* [PROVIDED MATERIAL]:

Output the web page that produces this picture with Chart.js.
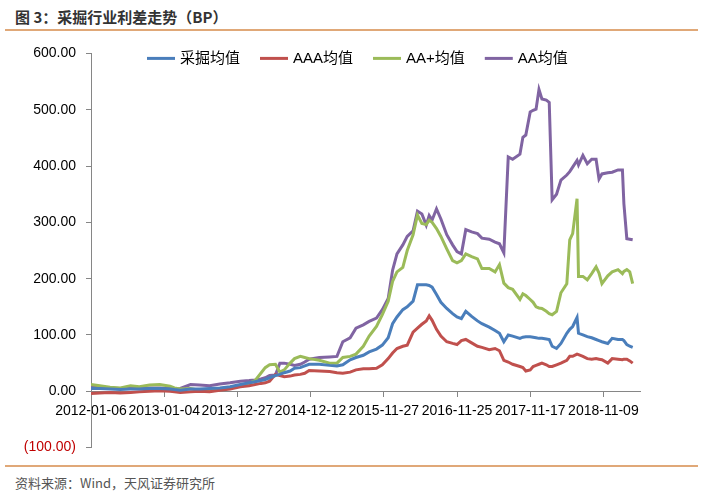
<!DOCTYPE html>
<html>
<head>
<meta charset="utf-8">
<script src="https://cdn.jsdelivr.net/npm/chart.js@4.4.1/dist/chart.umd.min.js"></script>
<style>
  body { margin: 0; background: #fff; }
  #page { position: relative; width: 708px; height: 500px; overflow: hidden; }
  #title { position: absolute; left: 15px; top: 6px; font: bold 15px 'Noto Sans CJK SC', sans-serif; color: #333; }
  .rule { position: absolute; left: 5px; width: 693px; height: 2px; background: #E0A878; }
  #source { position: absolute; left: 15px; top: 473px; font: 13px 'Noto Sans CJK SC', sans-serif; color: #555; }
  #wrap { position: absolute; left: 0; top: 35px; width: 708px; height: 431px; }
</style>
</head>
<body>
<div id="page">
  <div id="title">图 3：采掘行业利差走势（BP）</div>
  <div class="rule" style="top:29px"></div>
  <div id="wrap"><canvas id="spreadChart" width="708" height="431"></canvas></div>
  <div class="rule" style="top:465px"></div>
  <div id="source">资料来源：Wind，天风证券研究所</div>
</div>
<script>
// weekly index of each sample (week 0 = 2012-01-06)
const weeks = [0, 6, 13, 20, 27, 33, 40, 47, 54, 57, 61, 68, 74, 81, 88, 95, 102, 108, 112, 116,
  119, 122, 126, 129, 132, 136, 139, 143, 146, 149, 156, 163, 168, 172, 177, 181, 186, 190, 195, 199,
  203, 206, 209, 213, 216, 220, 223, 226, 229, 231, 233, 236, 239, 243, 247, 250, 253, 256, 260, 264,
  267, 272, 276, 279, 282, 285, 288, 293, 295, 297, 300, 302, 304, 306, 308, 311, 313, 315, 318, 321,
  325, 327, 329, 332, 333, 336, 339, 342, 345, 347, 349, 353, 356, 360, 363, 364, 366, 368, 370];

const miningAvg = [5, 5, 4, 3, 4, 4, 5, 5, 4, 3, 2, 4, 4, 5, 6, 8, 12, 15, 17, 19,
  21, 24, 28, 30, 33, 36, 41, 42, 45, 48, 48, 46, 45, 47, 56, 60, 64, 70, 75, 82,
  95, 120, 132, 145, 150, 160, 189, 189, 189, 188, 185, 172, 158, 147, 138, 132, 129, 142, 133, 125,
  120, 114, 108, 103, 88, 100, 98, 94, 96, 97, 97, 96, 95, 94, 94, 93, 92, 80, 76, 85,
  103, 110, 115, 131, 103, 100, 97, 95, 92, 90, 88, 85, 94, 92, 92, 90, 83, 80, 78];

const aaaAvg = [-4, -3, -2, -3, -2, -1, 0, 1, 0, -1, -2, -1, 0, -1, 2, 4, 8, 10, 12, 14,
  15, 18, 30, 28, 26, 27, 29, 30, 32, 37, 36, 35, 33, 32, 34, 38, 40, 40, 41, 47,
  58, 68, 76, 80, 82, 105, 112, 119, 125, 134, 126, 110, 98, 88, 85, 83, 90, 92, 86, 80,
  78, 74, 76, 72, 55, 52, 48, 44, 42, 36, 38, 44, 46, 48, 50, 47, 44, 44, 47, 50,
  55, 62, 62, 66, 65, 62, 58, 57, 58, 57, 56, 50, 58, 57, 56, 57, 57, 54, 50];

const aaPlusAvg = [12, 10, 7, 6, 10, 8, 11, 12, 9, 6, 4, 5, 2, 1, 3, 6, 10, 14, 19, 32,
  42, 47, 48, 34, 38, 50, 58, 62, 60, 58, 55, 50, 50, 60, 62, 66, 80, 98, 115, 136,
  160, 195, 212, 220, 250, 278, 313, 298, 296, 304, 300, 289, 275, 253, 232, 228, 232, 244, 239, 235,
  218, 218, 212, 225, 192, 184, 181, 163, 173, 170, 163, 158, 150, 148, 147, 142, 138, 136, 142, 175,
  191, 269, 280, 342, 204, 204, 198, 209, 221, 210, 191, 205, 212, 216, 209, 213, 216, 212, 191];

const aaAvg = [8, 7, 6, 5, 6, 5, 6, 6, 5, 4, 5, 12, 11, 10, 13, 15, 18, 19, 20, 22,
  24, 28, 29, 50, 50, 48, 46, 48, 52, 57, 60, 61, 62, 88, 95, 112, 118, 124, 130, 145,
  165, 215, 244, 260, 275, 285, 320, 315, 295, 312, 304, 324, 306, 278, 260, 248, 244, 287, 283, 280,
  272, 270, 265, 262, 246, 416, 412, 421, 451, 455, 496, 499, 501, 536, 519, 517, 513, 340, 350, 375,
  384, 390, 398, 410, 402, 419, 404, 412, 412, 377, 386, 388, 389, 393, 393, 333, 271, 270, 269];

const seriesNames = ['采掘均值', 'AAA均值', 'AA+均值', 'AA均值'];
const seriesColors = ['#4A7EBB', '#C0504D', '#9BBB59', '#8064A2'];

const dateLabels = ['2012-01-06', '2013-01-04', '2013-12-27', '2014-12-12',
  '2015-11-27', '2016-11-25', '2017-11-17', '2018-11-09'];
const labelEvery = 50; // weeks between axis labels
const lastWeek = 375;

const yTicks = [-100, 0, 100, 200, 300, 400, 500, 600];

const FONT = "'Liberation Sans', 'Noto Sans CJK SC', sans-serif";

function toPoints(vals) {
  return vals.map((v, i) => ({ x: weeks[i], y: v }));
}

// legend drawn over the top of the plot like the Excel original
const overlayLegend = {
  id: 'overlayLegend',
  afterDraw(chart) {
    const ctx = chart.ctx;
    const area = chart.chartArea;
    let x = area.left + 56;
    const y = area.top + 5;
    ctx.save();
    ctx.font = '15px ' + FONT;
    ctx.textBaseline = 'middle';
    chart.data.datasets.forEach(ds => {
      ctx.strokeStyle = ds.borderColor;
      ctx.lineWidth = 3;
      ctx.beginPath();
      ctx.moveTo(x, y);
      ctx.lineTo(x + 28, y);
      ctx.stroke();
      x += 33;
      ctx.fillStyle = '#000';
      ctx.fillText(ds.label, x, y);
      x += ctx.measureText(ds.label).width + 20;
    });
    ctx.restore();
  }
};

const allSeries = [miningAvg, aaaAvg, aaPlusAvg, aaAvg];

new Chart(document.getElementById('spreadChart'), {
  type: 'line',
  data: {
    datasets: allSeries.map((vals, i) => ({
      label: seriesNames[i],
      data: toPoints(vals),
      borderColor: seriesColors[i],
      backgroundColor: seriesColors[i],
      borderWidth: 3,
      pointRadius: 0,
      tension: 0,
      fill: false
    }))
  },
  options: {
    responsive: false,
    animation: false,
    layout: { padding: { left: 0, right: 68, top: 15, bottom: 15 } },
    plugins: { legend: { display: false }, tooltip: { enabled: false } },
    scales: {
      x: {
        type: 'linear',
        position: { y: 0 },
        min: 0,
        max: lastWeek,
        afterBuildTicks: scale => {
          scale.ticks = dateLabels.map((_, i) => ({ value: i * labelEvery }));
        },
        grid: { display: true, drawOnChartArea: false, drawTicks: true, tickLength: 5, color: '#868686' },
        border: { color: '#868686', width: 1 },
        ticks: {
          autoSkip: false,
          maxRotation: 0,
          padding: 6,
          color: '#000',
          font: { family: FONT, size: 14 },
          callback: v => dateLabels[Math.round(v / labelEvery)]
        }
      },
      y: {
        min: -100,
        max: 600,
        afterFit: scale => { scale.width = 91; },
        afterBuildTicks: scale => {
          scale.ticks = yTicks.map(v => ({ value: v }));
        },
        grid: { display: true, drawOnChartArea: false, drawTicks: true, tickLength: 5, color: '#868686' },
        border: { color: '#868686', width: 1 },
        ticks: {
          padding: 10,
          font: { family: FONT, size: 14 },
          color: c => (c.tick && c.tick.value < 0) ? '#C00000' : '#000',
          callback: v => v < 0 ? '(' + Math.abs(v).toFixed(2) + ')' : v.toFixed(2)
        }
      }
    }
  },
  plugins: [overlayLegend]
});
</script>
</body>
</html>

* [EXERCISE REQUIREMENTS]: Repeat only the lines between the start of the data and the line with "366, 368, 370];", including those two lines, and skip the pictures.

* [EXERCISE ANSWER]:
Output the web page that produces this picture with Chart.js.
<!DOCTYPE html>
<html>
<head>
<meta charset="utf-8">
<script src="https://cdn.jsdelivr.net/npm/chart.js@4.4.1/dist/chart.umd.min.js"></script>
<style>
  body { margin: 0; background: #fff; }
  #page { position: relative; width: 708px; height: 500px; overflow: hidden; }
  #title { position: absolute; left: 15px; top: 6px; font: bold 15px 'Noto Sans CJK SC', sans-serif; color: #333; }
  .rule { position: absolute; left: 5px; width: 693px; height: 2px; background: #E0A878; }
  #source { position: absolute; left: 15px; top: 473px; font: 13px 'Noto Sans CJK SC', sans-serif; color: #555; }
  #wrap { position: absolute; left: 0; top: 35px; width: 708px; height: 431px; }
</style>
</head>
<body>
<div id="page">
  <div id="title">图 3：采掘行业利差走势（BP）</div>
  <div class="rule" style="top:29px"></div>
  <div id="wrap"><canvas id="spreadChart" width="708" height="431"></canvas></div>
  <div class="rule" style="top:465px"></div>
  <div id="source">资料来源：Wind，天风证券研究所</div>
</div>
<script>
// weekly index of each sample (week 0 = 2012-01-06)
const weeks = [0, 6, 13, 20, 27, 33, 40, 47, 54, 57, 61, 68, 74, 81, 88, 95, 102, 108, 112, 116,
  119, 122, 126, 129, 132, 136, 139, 143, 146, 149, 156, 163, 168, 172, 177, 181, 186, 190, 195, 199,
  203, 206, 209, 213, 216, 220, 223, 226, 229, 231, 233, 236, 239, 243, 247, 250, 253, 256, 260, 264,
  267, 272, 276, 279, 282, 285, 288, 293, 295, 297, 300, 302, 304, 306, 308, 311, 313, 315, 318, 321,
  325, 327, 329, 332, 333, 336, 339, 342, 345, 347, 349, 353, 356, 360, 363, 364, 366, 368, 370];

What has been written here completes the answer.